Birkenau było prawdziwym „teatrem śmierci”, w którym zamordowano 1,1 miliona Żydów, stanowiąc 95 proc. jego ofiar
— dodał.
Padły również dość absurdalne oskarżenia o próbę odebrania pamięci o Holokauście!
Kościół w Birkenau, ze swoją nieuniknioną chrześcijańską obecnością, stanowi jedno z najbardziej bezpośrednich zagrożeń dla integralności pamięci o Holokauście
— czytamy.
Świat uwierzy wtedy, że Holokaust był próbą ludobójstwa chrześcijan i że Watykan systematycznie angażował się w ochronę Żydów podczas Holokaustu, podczas gdy w rzeczywistości boleśnie jest odwrotnie. Podczas gdy byli „prawi goje”, którzy z wielkim ryzykiem uratowali żydowskie życie, Watykanu nigdzie nie było
— uderzył Weiss.
Autor opowiedział, że w 1989 roku dołączył do grupy siedmiu aktywistów protestujących przeciwko klasztorowi karmelitanek na terenie b. niemieckiego obozu Auschwitz-Birkenau.

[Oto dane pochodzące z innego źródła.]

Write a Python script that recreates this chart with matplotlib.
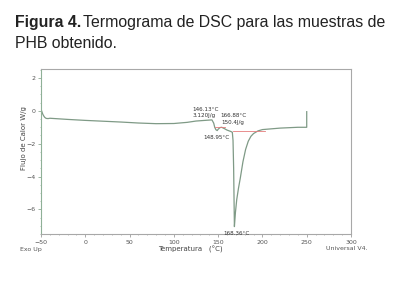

Przeszliśmy przez płot otaczający klasztor i spokojnie zgromadziliśmy się. Polscy robotnicy w klasztorze wylewali na nas wiadro wody zmieszane z moczem, gdy zakonnice patrzyły z okien. W 1993 r. Sam papież Jan Paweł II nakazał mniszkom wyjechać, a klasztor został zamknięty. Papież Franciszek może zrobić to samo dzisiaj, nakazując przeniesienie Kościoła Birkenau. Również polski rząd ma prawo nalegać na przeniesienie kościoła
— próbuje naciskać rabin z USA.
Rzeczywiście, nie sugerujemy, aby ludzie mieszkający we wsi Brzezinka zostali pozbawieni kościoła parafialnego. Dla nich należy zbudować kościół we wsi, z dala od obozu
— dodał.
Aktywista żydowski na tym jednak nie poprzestał.
Duże krzyże przed i na szczycie budynku powinny zostać usunięte. Pamięć o zamordowanych tam Żydach - zamordowanych, ponieważ byli Żydami - musi zostać rozpoznana z historyczną dokładnością. Jako rabin mam głęboki szacunek dla wszystkich miejsc kultu, ale kościół nie należy do największego cmentarza żydowskiego na świecie
— stwierdził Avi Weiss na łamach „Jerusalem Post”.